Lawmakers and officials are responsible for the sorry state of the game rather than players and coaches, writes JON CARDINELLI.
Steve Hansen made some interesting comments in the media last week. The All Blacks coach was in the United Kingdom to watch the Six Nations, and a Welsh newspaper took the opportunity to probe Hansen on a range of issues. Unsurprisingly, Hansen suggested that changes have to be made if rugby is to win back the fans.
Hansen is spot on in the sense that rugby is in trouble. You only need look at the drop in TV viewership, as well as the drop in crowd attendance, over the past few years. The game has become increasingly hard to follow, given the complex nature and long list of laws, as well as the fact that referees are encouraged to interpret a law rather than follow it to the letter.
Fans must be asking themselves the question more and more these days: is it worth watching a game in which the referee rather than the two teams determine the outcome?
The referees need to take responsibility for their actions. I wholeheartedly support all those former coaches who have called for officials to face the media after a match. Why should the media, and indirectly the public, ask coaches and players to explain a particular refereeing decision? I’ve lost count of the times where coaches and players have said, ‘Good question. Ask the referee.’

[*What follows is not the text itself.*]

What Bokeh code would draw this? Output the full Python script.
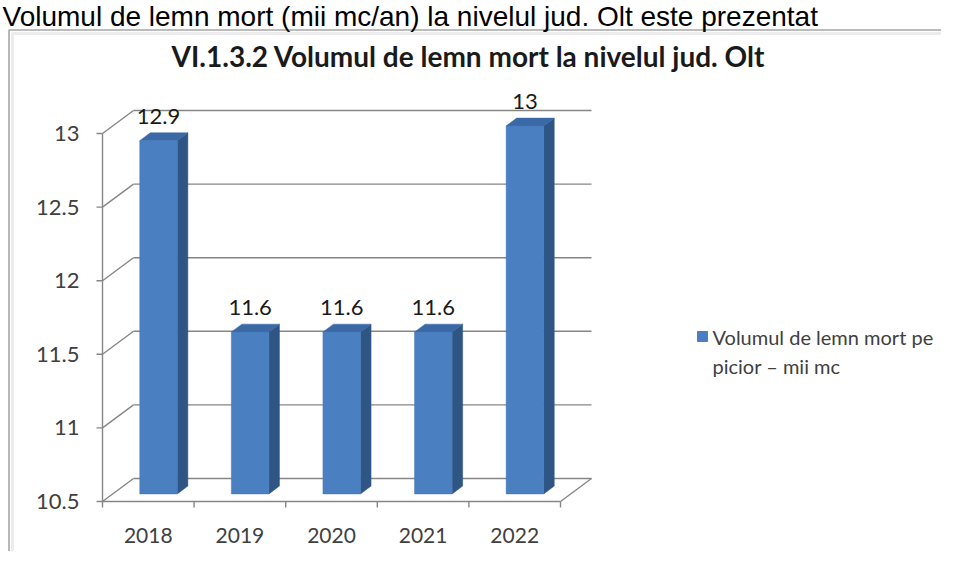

But officials shouldn’t take all the blame. It’s not their fault they have so much power. The laws allow for such subjectivity. Until this changes, until the laws are simplified and officials are instructed to enforce them strictly, the game will continue to suffer.

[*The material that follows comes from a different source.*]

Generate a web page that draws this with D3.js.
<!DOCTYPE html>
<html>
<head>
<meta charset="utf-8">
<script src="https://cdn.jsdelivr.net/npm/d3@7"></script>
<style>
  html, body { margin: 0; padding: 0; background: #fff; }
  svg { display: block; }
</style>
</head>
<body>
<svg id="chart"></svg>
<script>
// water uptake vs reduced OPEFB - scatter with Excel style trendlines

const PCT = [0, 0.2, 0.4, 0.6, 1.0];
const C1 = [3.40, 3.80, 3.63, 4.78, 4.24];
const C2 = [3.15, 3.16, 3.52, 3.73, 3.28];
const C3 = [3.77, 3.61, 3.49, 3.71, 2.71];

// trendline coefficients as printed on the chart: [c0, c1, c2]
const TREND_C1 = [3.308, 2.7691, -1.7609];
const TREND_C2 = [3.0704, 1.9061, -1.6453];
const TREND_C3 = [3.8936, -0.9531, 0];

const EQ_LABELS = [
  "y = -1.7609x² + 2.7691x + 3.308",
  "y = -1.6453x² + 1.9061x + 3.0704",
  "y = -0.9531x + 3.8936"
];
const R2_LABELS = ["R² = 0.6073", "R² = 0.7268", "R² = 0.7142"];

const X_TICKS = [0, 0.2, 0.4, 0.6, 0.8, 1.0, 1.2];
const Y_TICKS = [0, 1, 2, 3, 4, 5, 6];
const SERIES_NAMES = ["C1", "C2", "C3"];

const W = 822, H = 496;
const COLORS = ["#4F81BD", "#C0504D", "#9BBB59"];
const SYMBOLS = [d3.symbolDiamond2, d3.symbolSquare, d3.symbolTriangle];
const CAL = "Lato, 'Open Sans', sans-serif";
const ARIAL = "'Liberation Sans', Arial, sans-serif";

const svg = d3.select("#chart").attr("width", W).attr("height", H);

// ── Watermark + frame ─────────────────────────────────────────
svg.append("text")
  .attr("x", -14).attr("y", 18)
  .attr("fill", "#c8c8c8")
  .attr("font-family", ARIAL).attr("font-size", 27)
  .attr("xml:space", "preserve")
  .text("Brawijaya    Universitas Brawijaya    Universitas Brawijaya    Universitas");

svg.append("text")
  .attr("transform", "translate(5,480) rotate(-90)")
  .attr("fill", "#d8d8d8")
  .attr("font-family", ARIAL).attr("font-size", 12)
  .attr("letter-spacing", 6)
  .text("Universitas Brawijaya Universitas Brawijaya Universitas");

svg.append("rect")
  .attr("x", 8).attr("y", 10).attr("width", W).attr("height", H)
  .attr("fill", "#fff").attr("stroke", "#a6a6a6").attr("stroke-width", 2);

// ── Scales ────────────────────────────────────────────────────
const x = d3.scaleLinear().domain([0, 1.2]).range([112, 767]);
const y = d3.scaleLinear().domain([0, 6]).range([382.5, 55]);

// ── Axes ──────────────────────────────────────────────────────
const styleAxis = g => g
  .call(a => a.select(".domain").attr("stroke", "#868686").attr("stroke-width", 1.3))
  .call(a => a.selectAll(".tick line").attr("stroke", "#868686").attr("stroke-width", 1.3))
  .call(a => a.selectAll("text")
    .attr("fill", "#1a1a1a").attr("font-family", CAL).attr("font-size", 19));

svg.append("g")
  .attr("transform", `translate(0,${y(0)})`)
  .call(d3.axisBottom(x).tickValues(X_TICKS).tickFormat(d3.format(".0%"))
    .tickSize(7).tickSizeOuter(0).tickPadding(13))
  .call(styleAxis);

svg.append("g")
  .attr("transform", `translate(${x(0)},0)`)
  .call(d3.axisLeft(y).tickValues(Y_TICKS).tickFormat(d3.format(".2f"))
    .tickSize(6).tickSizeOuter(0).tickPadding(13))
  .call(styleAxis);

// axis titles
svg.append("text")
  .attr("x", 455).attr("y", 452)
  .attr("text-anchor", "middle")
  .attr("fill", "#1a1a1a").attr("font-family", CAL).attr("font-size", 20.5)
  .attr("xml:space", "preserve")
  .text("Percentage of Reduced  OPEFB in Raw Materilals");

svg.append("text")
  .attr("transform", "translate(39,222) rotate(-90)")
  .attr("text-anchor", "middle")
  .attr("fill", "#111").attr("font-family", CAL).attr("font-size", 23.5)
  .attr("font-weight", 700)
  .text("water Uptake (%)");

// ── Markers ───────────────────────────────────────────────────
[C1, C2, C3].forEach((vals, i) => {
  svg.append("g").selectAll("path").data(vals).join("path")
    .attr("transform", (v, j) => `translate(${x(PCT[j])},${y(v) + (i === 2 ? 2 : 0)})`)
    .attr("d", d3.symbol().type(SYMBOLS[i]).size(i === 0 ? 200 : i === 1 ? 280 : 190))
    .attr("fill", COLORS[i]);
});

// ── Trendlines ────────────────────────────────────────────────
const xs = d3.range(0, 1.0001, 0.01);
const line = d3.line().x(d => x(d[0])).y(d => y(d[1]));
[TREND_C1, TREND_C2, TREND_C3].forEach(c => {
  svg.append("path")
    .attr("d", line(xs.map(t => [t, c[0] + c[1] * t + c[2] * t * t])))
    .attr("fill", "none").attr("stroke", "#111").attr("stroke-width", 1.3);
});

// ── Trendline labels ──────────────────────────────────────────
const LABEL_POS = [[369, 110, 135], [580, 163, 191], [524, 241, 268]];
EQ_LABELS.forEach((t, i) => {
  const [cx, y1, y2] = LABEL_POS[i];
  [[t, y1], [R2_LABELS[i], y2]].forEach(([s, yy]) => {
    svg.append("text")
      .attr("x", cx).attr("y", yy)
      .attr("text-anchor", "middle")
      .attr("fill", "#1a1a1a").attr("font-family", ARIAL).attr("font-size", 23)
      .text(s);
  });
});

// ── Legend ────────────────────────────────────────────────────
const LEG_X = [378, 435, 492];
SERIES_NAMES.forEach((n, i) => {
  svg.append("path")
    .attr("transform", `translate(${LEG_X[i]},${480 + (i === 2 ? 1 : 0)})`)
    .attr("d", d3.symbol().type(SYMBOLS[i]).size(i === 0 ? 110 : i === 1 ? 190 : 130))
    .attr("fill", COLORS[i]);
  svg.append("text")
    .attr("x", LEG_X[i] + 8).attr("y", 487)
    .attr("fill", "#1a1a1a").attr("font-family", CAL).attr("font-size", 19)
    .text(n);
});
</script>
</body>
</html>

Perhaps this is what Hansen was getting at in his recent interview. I wasn’t surprised that Hansen asked for referees and TMOs to police the game more stringently. Hansen said everybody involved in rugby had a responsibility to entertain the paying public. The inference was that it was harder for the coaches and players to do their part when referees aren’t doing theirs.
I think Hansen is being too hard on players and coaches. They already cop too much of the blame for the state of the game. This is particularly prevalent in South Africa, where the perception still exists that the top players and coaches are dinosaurs, and that they should be playing with more adventure even if that means sacrificing the traditional strengths.
The advocates of ‘running rugby’ miss the point. They fail to see the similarities between South Africa’s top teams and those of New Zealand and Australia. They fail to see why a modern rugby side has to have a strong pack, defence and kicking game to be successful. It’s because of the laws and the subjectivity of referees that you simply cannot afford to keep much ball in hand.
I sympathise with those who say the game is in a sad state when tactical kicking is more important than ball-in-hand brilliance. However, you can’t fault the coaches for identifying the trends and formulating game plans accordingly. You can’t fault players for sticking to the structures and kicking more than passing. Why should they apologise for wanting to win?
Heyneke Meyer told me last year that he hates kicking. I remember Bok scrumhalf Fourie du Preez saying something similar in early 2008, after the laws had changed (remember the much-mailgned ELVs?).
Du Preez lamented the change as something that would result in more tactical kicking. The Bok scrumhalf may have been one of the world’s finest tactical kickers at that point, and it was his tactical kicking that helped South Africa score monumental wins in the series against the British & Irish Lions and later in the 2009 Tri-Nations. The rugby was ugly but effective. It's not that players wanted to play that way. That’s what it took to win, and if you think about it, that is an indictment on the game rather than any particular team.
Fans must look beyond the obvious. One of the primary reasons for the All Blacks' success in recent years is that they have kicked more than any other side, and they have kicked accurately. Too often we focus on the final few passes that lead up to a try instead of looking at how the New Zealanders moved into a particular field position. Granitic defence and terrific line kicking are at the heart of their game, and they aren’t afraid to use grubbers or chip kicks to create further opportunities in the opponents’ 22.
The Stormers have been the best South African side on show in 2015. This is down to their defence and kicking game. This past Saturday, I watched a 40,000-strong Newlands crowd scream their appreciation when Stormers wing Johnny Kotze scored the opening try. Hopefully they appreciated that a clever kick by Demetri Catrakilis created the opportunity.
The game needs to change, but so too does the public’s perception. There's no such thing as an entertaining brand of rugby or a boring brand of rugby. There is only winning rugby and losing rugby. The teams that win Vodacom Super Rugby and the World Cup this year will be teams that play intelligently. That will involve embracing the need to kick more and tackle more. They will need to play less rugby than their opponents.
It won’t leave rugby lovers satisfied, and I’m sure many casual observers will lose interest. But what people need to remember is players and coaches work within a framework of laws.
If there’s to be a revolution that results in more tries and flowing contests, then it has to take place at the World Rugby HQ. The laws need to change in order for the game to change. When we see a simpler law set implemented, and a strict application of those laws, we will see a brand of rugby that's entertaining as well as successful.